Your styling shouldn't look like homework. It should look like you got away with something.
The Partner Is the Whole Point
Advanced connection isn't about clearer signals. It's about listening faster. When I'm dancing with someone new, I spend the first thirty seconds doing almost nothing flashy. I'm gathering data. Does she prefer a light finger-tip connection or a grounded palm? Does he anticipate the break or ride over it? Does this follower get playful when the trombone solo hits, or does she dig in harder?
The concept teachers call "dynamic tension" sounds abstract until you feel it. I once danced with a lead who initiated a swingout so quietly I barely registered the lead—just a shift of his center of gravity, a whisper through the connected hand. I followed it without conscious thought, and we ended the pattern both laughing because neither of us quite knew how we'd gotten there. That's not technique. That's two people actually paying attention to each other instead of their internal checklist.
Go Where It's Uncomfortable
Social dances on Tuesday nights won't get you there alone. You need the crucible. For me, that was entering a strictly lindy contest after eleven months of dancing. I placed dead last. The video is still on YouTube, humiliating and glorious. But preparing for it forced me to string moves together under pressure, to recover from botched turns without apologizing, to finish a song smiling even when I forgot the choreography halfway through.
Competition isn't for everyone, but challenge is.
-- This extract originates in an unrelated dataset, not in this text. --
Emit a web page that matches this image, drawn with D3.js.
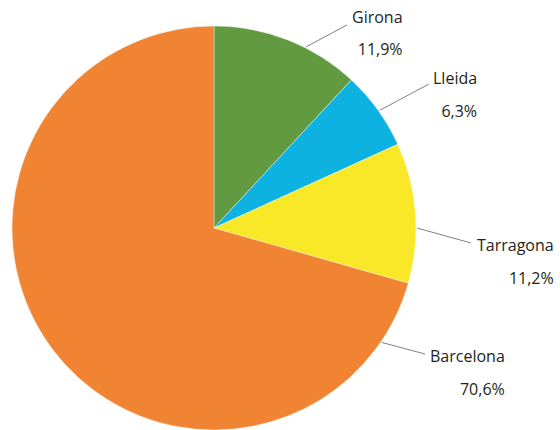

Take the class level above your comfort zone. Dance with people who terrify you with their skill. Visit an exchange in a city where you know nobody and have to ask strangers to dance using only eye contact and desperation. The growth happens in the thirty seconds before the music starts, when your stomach drops and you think, "I might actually be terrible at this."
The Shoes Don't Matter (Until They Do)
After three years of obsessive dancing, I finally invested in proper Lindy Hop shoes. Not because they made me better, but because they reminded me I'd decided to stay. The scuffed leather and worn-down heels tell the story of a hundred dances, a dozen late-night conversations on folding chairs, one breakup danced through in the corner of a crowded ballroom, and a marriage proposal I witnessed during a slow blues set.
That's the thing about getting good at Lindy Hop. The technique gets you in the door, but the community keeps you in the room. The late nights, the shared cabs to after-parties, the inside jokes about that one trumpeter who always plays too fast—you don't practice your way into that. You show up. Again. Even when your knees hurt and the setlist looks impossible.
So stop drilling the basic for perfection. It's already good enough. The music's playing, the floor's open, and somewhere out there is a partner waiting for you to stop counting and finally join the conversation.